Let me speak frankly, even with Brexit and the fact immigration numbers will now be reduced in the coming years, there is an unending and severe shortage of new housing being built in the Cambridge area (and the UK as a whole). Even if there are short term confidence trembles fueled by newspapers hungry for bad news, the ever growing population of Cambridge with its high demand for property versus curtailed supply of properties being built, this imbalance of supply/demand and the possibility of even lower interest rates will underpin the property market.
When the Tories were elected in 2015, Mr. Cameron vowed to build 1,000,000 new homes by 2020. If we as a Country hit those levels of building, most academics stated the UK Housing market would balance itself as the increased supply of property would give a chance for the younger generation to buy their own home as opposed to rent. However, the up-to-date building figures show that in the first three months of 2016 building starts were down. Nationally, there were 35,530 house building starts in the first quarter, a long way off the 50,000 a quarter required to hit those ambitious targets.
Looking closer to home, over the last 12 months, new building in the Cambridge City Council area has grown. In 2014/15, for every one thousand existing households in the area, an additional 14.37 homes were built. For 2015/16, that figure is now 26.5 homes built per thousand existing households. Nationally, to meet that 1,000,000 new homes target, we need to be at 7.12 new homes per thousand, which means Cambridge City Council is actually above the National target, the problem is the country is only building at a rate of 4.9 for every thousand exiting households – we can’t just rely on little old Cambridge to build for the rest of the Country.

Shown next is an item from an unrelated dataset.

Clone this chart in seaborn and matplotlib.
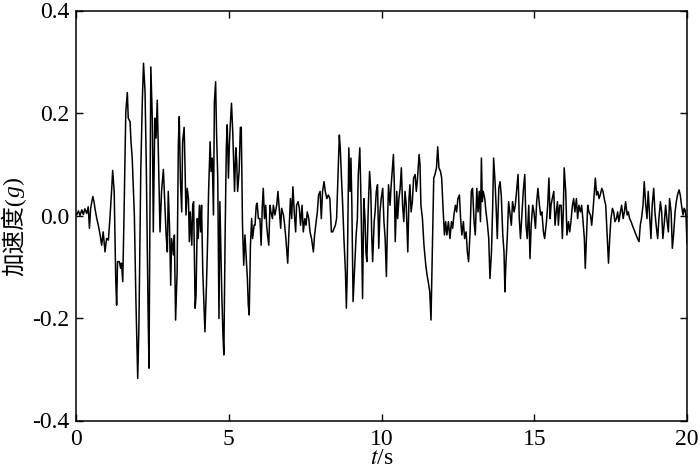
import numpy as np
import pandas as pd
import matplotlib
matplotlib.use("Agg")
import matplotlib.pyplot as plt
import seaborn as sns

# ---- data (time in s, acceleration in g) ----
t_seg1 = [0.00, 0.02, 0.08, 0.13, 0.19, 0.24, 0.29, 0.35, 0.40, 0.44, 0.48, 0.55, 0.59, 0.62, 0.68,
          0.73, 0.79, 0.84, 0.89, 0.95, 1.00, 1.06, 1.11, 1.17, 1.20, 1.25, 1.30, 1.33, 1.36, 1.42,
          1.46, 1.49, 1.53, 1.57, 1.63, 1.68, 1.71, 1.77, 1.80, 1.84, 1.91, 1.96, 2.02, 2.06, 2.12,
          2.17, 2.21, 2.26, 2.30, 2.36, 2.39, 2.42, 2.45, 2.50, 2.53, 2.58, 2.62, 2.66, 2.71, 2.75,
          2.80, 2.86]
a_seg1 = [0.003, 0.001, 0.009, 0.000, 0.011, 0.002, 0.013, 0.004, 0.017, -0.025, 0.014, 0.037, 0.027, 0.014, -0.006,
          -0.019, -0.038, -0.058, -0.032, -0.071, -0.045, -0.048, -0.006, 0.053, 0.088, 0.047, -0.123, -0.175, -0.090, -0.090,
          -0.103, -0.093, -0.129, -0.006, 0.202, 0.240, 0.190, 0.183, 0.144, 0.112, 0.001, -0.162, -0.318, -0.214, 0.086,
          0.222, 0.297, 0.241, 0.100, -0.188, -0.298, -0.006, 0.290, 0.183, -0.032, 0.190, 0.151, 0.225, 0.080, -0.032,
          0.047, 0.090]

t_seg2 = [2.95, 2.99, 3.02, 3.06, 3.10, 3.13, 3.19, 3.22, 3.26, 3.31, 3.35, 3.38, 3.42, 3.46, 3.49,
          3.54, 3.57, 3.60, 3.64, 3.68, 3.71, 3.74, 3.79, 3.82, 3.85, 3.90, 3.93, 3.97, 4.00, 4.04,
          4.08, 4.11, 4.15, 4.19, 4.22, 4.27, 4.31, 4.34, 4.39, 4.42, 4.46, 4.50, 4.53, 4.57, 4.60,
          4.64, 4.68, 4.71, 4.77, 4.81, 4.84, 4.88, 4.92, 4.95, 4.99, 5.02, 5.05, 5.09, 5.13, 5.16,
          5.19, 5.23, 5.26, 5.29, 5.34, 5.38, 5.41, 5.45, 5.49, 5.53, 5.56, 5.61, 5.64, 5.67, 5.71,
          5.75, 5.78, 5.83, 5.86, 5.90, 5.93, 5.97]
a_seg2 = [-0.038, -0.071, 0.047, -0.019, -0.136, -0.045, -0.077, -0.038, -0.204, -0.110, 0.138, 0.193, 0.066, 0.007, 0.144,
          0.172, 0.093, 0.001, 0.053, 0.033, -0.051, 0.007, -0.058, 0.020, 0.027, -0.181, -0.155, -0.006, -0.045, 0.020,
          -0.032, 0.020, -0.110, -0.175, -0.227, -0.136, -0.045, 0.047, 0.144, 0.086, 0.112, 0.001, 0.222, 0.261, 0.164,
          0.073, -0.201, 0.027, -0.149, -0.233, -0.272, -0.045, 0.132, 0.177, 0.073, 0.138, 0.177, 0.219, 0.164, 0.106,
          0.047, 0.132, 0.106, 0.047, 0.086, 0.172, 0.172, -0.019, -0.097, -0.038, -0.071, -0.123, -0.175, -0.194, -0.058,
          -0.006, -0.045, -0.019, -0.019, 0.020, 0.024, -0.006]

t_seg3 = [6.02, 6.06, 6.10, 6.13, 6.17, 6.21, 6.24, 6.27, 6.31, 6.35, 6.38, 6.43, 6.46, 6.51, 6.57,
          6.61, 6.66, 6.70, 6.73, 6.79, 6.83, 6.87, 6.93, 6.97, 7.02, 7.06, 7.10, 7.15, 7.19, 7.22,
          7.27, 7.31, 7.35, 7.40, 7.44, 7.49, 7.53, 7.57, 7.62, 7.66, 7.71, 7.77, 7.81, 7.86, 7.90,
          7.94, 7.99, 8.03, 8.07, 8.12, 8.16, 8.21, 8.26, 8.31, 8.36, 8.40, 8.45, 8.49, 8.53, 8.58,
          8.62, 8.65, 8.69, 8.73, 8.77, 8.82, 8.85, 8.88, 8.93, 8.97, 9.00, 9.03, 9.07]
a_seg3 = [-0.006, -0.058, 0.020, 0.053, -0.006, 0.020, -0.019, -0.038, -0.058, 0.020, 0.007, -0.006, 0.020, 0.001, 0.020,
          0.047, 0.007, -0.025, 0.014, 0.001, -0.019, -0.045, -0.093, -0.032, 0.033, -0.006, 0.056, 0.001, -0.032, 0.020,
          0.027, 0.014, -0.019, 0.020, -0.032, -0.006, -0.019, 0.007, -0.006, -0.032, -0.045, -0.071, -0.038, -0.012, 0.007,
          0.040, 0.047, -0.006, 0.047, 0.066, 0.047, 0.033, 0.040, 0.033, -0.032, -0.032, -0.025, -0.019, -0.006, 0.086,
          0.157, 0.132, 0.073, 0.020, -0.045, -0.110, -0.181, -0.110, 0.132, 0.047, 0.112, 0.020, -0.168]

t_seg4 = [9.17, 9.21, 9.24, 9.29, 9.32, 9.35, 9.38, 9.42, 9.46, 9.49, 9.52, 9.57, 9.61, 9.65, 9.68,
          9.71, 9.76, 9.79, 9.83, 9.87, 9.91, 9.95, 9.99, 10.04, 10.08, 10.12, 10.16, 10.20, 10.23, 10.28,
          10.31, 10.35, 10.39, 10.42, 10.45, 10.50, 10.53, 10.57, 10.61, 10.65, 10.69, 10.73, 10.77, 10.81, 10.86,
          10.90, 10.93, 10.97, 11.01, 11.05, 11.10, 11.14, 11.18, 11.23, 11.26, 11.29, 11.34, 11.39, 11.45, 11.49,
          11.53, 11.58, 11.62, 11.66, 11.71, 11.75, 11.80, 11.84, 11.88, 11.93, 11.97, 12.01, 12.06, 12.10, 12.14,
          12.19]
a_seg4 = [-0.038, -0.006, 0.080, 0.132, 0.053, -0.045, -0.162, 0.033, -0.006, -0.071, -0.090, 0.020, 0.086, 0.047, -0.038,
          -0.090, -0.012, 0.007, 0.047, 0.060, -0.064, 0.007, 0.033, 0.053, -0.012, -0.045, -0.119, -0.006, 0.060, 0.020,
          0.053, 0.086, 0.119, 0.060, -0.051, 0.047, -0.006, 0.033, 0.053, 0.093, 0.020, -0.012, 0.047, 0.020, -0.071,
          0.033, 0.060, 0.007, 0.027, 0.073, 0.080, 0.047, 0.073, 0.119, 0.100, 0.020, -0.006, -0.058, -0.097, -0.116,
          -0.129, -0.149, -0.204, -0.084, 0.073, 0.080, 0.093, 0.134, 0.093, 0.086, 0.073, 0.020, -0.038, -0.012, -0.038,
          -0.012]

t_seg5 = [12.24, 12.29, 12.33, 12.37, 12.42, 12.46, 12.50, 12.55, 12.59, 12.63, 12.68, 12.72, 12.77, 12.81, 12.85,
          12.90, 12.94, 12.98, 13.03, 13.07, 13.12, 13.16, 13.20, 13.24, 13.27, 13.30, 13.33, 13.38, 13.42, 13.46,
          13.51, 13.55, 13.60, 13.64, 13.67, 13.71, 13.75, 13.79, 13.84, 13.88, 13.92, 13.97, 14.01, 14.04, 14.07,
          14.12, 14.16, 14.20, 14.25, 14.29, 14.34, 14.38, 14.42, 14.47, 14.51, 14.55, 14.60, 14.64, 14.69, 14.73,
          14.77, 14.82, 14.86, 14.90, 14.95, 14.99, 15.04, 15.08, 15.12, 15.17, 15.21, 15.25, 15.30, 15.34]
a_seg5 = [-0.045, -0.012, -0.025, 0.001, 0.020, 0.007, 0.033, 0.040, -0.006, -0.038, -0.012, -0.045, -0.032, -0.071, -0.090,
          -0.032, 0.047, 0.053, -0.012, -0.038, 0.053, 0.007, 0.047, -0.012, 0.112, 0.027, 0.047, 0.033, 0.007, -0.012,
          -0.045, -0.123, -0.071, 0.020, 0.112, 0.073, 0.020, -0.045, 0.053, 0.066, 0.040, -0.038, -0.071, -0.149, -0.097,
          -0.038, 0.027, 0.007, -0.019, 0.027, 0.007, 0.020, 0.047, 0.080, -0.006, -0.045, 0.007, 0.047, 0.080, -0.019,
          -0.045, 0.020, -0.084, -0.019, 0.020, 0.007, -0.025, 0.027, 0.053, 0.020, 0.001, 0.007, -0.032, -0.045]

t_seg6 = [15.40, 15.44, 15.48, 15.52, 15.55, 15.59, 15.64, 15.68, 15.72, 15.76, 15.79, 15.83, 15.88, 15.92, 15.95,
          15.98, 16.03, 16.07, 16.12, 16.16, 16.20, 16.25, 16.29, 16.33, 16.38, 16.42, 16.46, 16.51, 16.55, 16.59,
          16.64, 16.67, 16.70, 16.75, 16.79, 16.84, 16.88, 16.92, 16.97, 17.00, 17.04, 17.08, 17.12, 17.16, 17.21,
          17.25, 17.29, 17.34, 17.38, 17.43, 17.47, 17.51, 17.56, 17.60, 17.64, 17.69, 17.73, 17.77, 17.82, 17.86,
          17.91, 17.95, 17.99, 18.04, 18.08, 18.12, 18.17, 18.21, 18.25, 18.30, 18.34, 18.38, 18.43, 18.47, 18.51,
          18.56, 18.60, 18.65, 18.69, 18.73, 18.78, 18.82, 18.86, 18.91, 18.95, 18.99, 19.04, 19.08, 19.13, 19.17,
          19.21, 19.26, 19.30, 19.35, 19.39, 19.43, 19.48, 19.52, 19.56, 19.61, 19.65, 19.69, 19.74, 19.78, 19.82,
          19.87, 19.91, 19.94, 19.97, 20.00]
a_seg6 = [-0.012, 0.020, 0.073, -0.006, 0.020, 0.033, 0.047, -0.019, 0.007, 0.027, -0.019, 0.020, 0.020, -0.045, 0.007,
          0.093, 0.047, -0.038, -0.012, -0.032, -0.012, 0.020, 0.033, 0.007, 0.033, -0.006, 0.020, 0.007, 0.020, -0.006,
          -0.045, -0.103, -0.058, 0.020, 0.007, 0.001, -0.019, 0.007, 0.047, 0.073, 0.040, 0.047, 0.033, 0.040, 0.053,
          0.047, 0.033, 0.020, -0.032, -0.093, -0.045, -0.006, 0.014, 0.007, -0.012, -0.006, 0.007, -0.012, 0.007, 0.020,
          -0.006, 0.007, 0.027, 0.001, 0.007, -0.006, -0.012, -0.019, -0.025, -0.032, -0.038, -0.045, -0.051, -0.019, -0.006,
          0.020, 0.066, 0.020, -0.006, 0.047, -0.006, -0.045, 0.020, 0.053, 0.007, -0.019, -0.045, -0.006, 0.027, 0.007,
          -0.045, -0.012, 0.020, -0.012, -0.032, 0.033, 0.007, -0.064, -0.038, 0.007, 0.027, 0.040, 0.050, 0.040, 0.020,
          0.001, 0.014, 0.010, -0.004, -0.055]

x_ticks = [0, 5, 10, 15, 20]
y_ticks = [-0.4, -0.2, 0.0, 0.2, 0.4]
x_ticklabels = ["0", "5", "10", "15", "20"]
y_ticklabels = ["-0.4", "-0.2", "0.0", "0.2", "0.4"]

t_all = t_seg1 + t_seg2 + t_seg3 + t_seg4 + t_seg5 + t_seg6
a_all = a_seg1 + a_seg2 + a_seg3 + a_seg4 + a_seg5 + a_seg6
df = pd.DataFrame({"t": t_all, "a": a_all})

# ---- style ----
sns.set_theme(style="ticks")
plt.rcParams["font.family"] = ["Liberation Serif", "Noto Sans CJK SC", "DejaVu Sans"]
plt.rcParams["mathtext.fontset"] = "stix"
plt.rcParams["axes.unicode_minus"] = False

fig = plt.figure(figsize=(7.0, 4.74), dpi=100)
ax = fig.add_axes([76 / 700, 1 - 420.5 / 474, (687 - 76) / 700, (420.5 - 10.5) / 474])

sns.lineplot(data=df, x="t", y="a", ax=ax, color="black", linewidth=1.1,
             estimator=None, sort=False)

ax.set_xlim(0, 20)
ax.set_ylim(-0.4, 0.4)
ax.set_xticks(x_ticks)
ax.set_xticklabels(x_ticklabels)
ax.set_yticks(y_ticks)
ax.set_yticklabels(y_ticklabels)
ax.tick_params(direction="in", length=5, width=1.0, top=True, right=True,
               labelsize=17, colors="black")
ax.tick_params(axis="x", pad=6)
ax.tick_params(axis="y", pad=5)
for sp in ax.spines.values():
    sp.set_visible(True)
    sp.set_linewidth(1.1)
    sp.set_color("black")

ax.set_xlabel(r"$t$/s", fontsize=17, labelpad=-1, color="black")
ax.set_ylabel("")

# y label: "加速度(" + italic "g" + ")"
fam = ["Liberation Serif", "Noto Sans CJK SC"]
t1 = fig.text(14 / 700, 1 - 276 / 474, "加速度(", rotation=90, ha="center", va="bottom",
              fontsize=17, family=fam, color="black")
t2 = ax.annotate("g", xy=(0.5, 1.0), xycoords=t1, rotation=90, ha="center", va="bottom",
                 fontsize=17, family=fam, style="italic", color="black", annotation_clip=False)
t3 = ax.annotate(")", xy=(0.5, 1.0), xycoords=t2, rotation=90, ha="center", va="bottom",
                 fontsize=17, family=fam, color="black", annotation_clip=False)

fig.savefig("out.png", dpi=100, facecolor="white")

To put those numbers into real chimney pots, over the last 12 months, in the Cambridge City Council area,
- 670 Private Builders (e.g. New Homes Builders)
- 580 Housing Association
- Nil Local Authority
I am of the opinion Messer’s Cameron and Osborne focused their attention too much on the demand side of the housing equation, using the Help to Buy scheme and low deposit mortgages to convert the ‘Generation Rent’ i.e. Cambridge ‘20 somethings’ who are set to rent for the rest of their lives to ‘Generation Buy’. On the other side of the coin, I would strongly recommend the new Housing Minster, Gavin Barwell, should concentrate the Government’s efforts on the supply side of the equation. There needs to be transformations to planning laws, massive scale releases of public land and more investment, as more inventive solutions are needed.
However, ultimately, responsibility has to rest on the shoulders of Theresa May. Whilst our new PM has many plates to spin, evading on the housing crisis will only come at greater cost later on. What a legacy it would be if it was Mrs. May who finally got to grips with the persistent and enduring shortage of homes to live in. The PM has already referenced the ‘need to do far more to get more houses built’ and stop the decline of home ownership. However, she has also ruled out any changes to the green belt policy – something I will talk about in a future up and coming article. Hopefully these statistics will raise the alarm bells again and persuade both residents and Councilor’s in the Cambridge City Council area that housing needs to be higher on its agenda.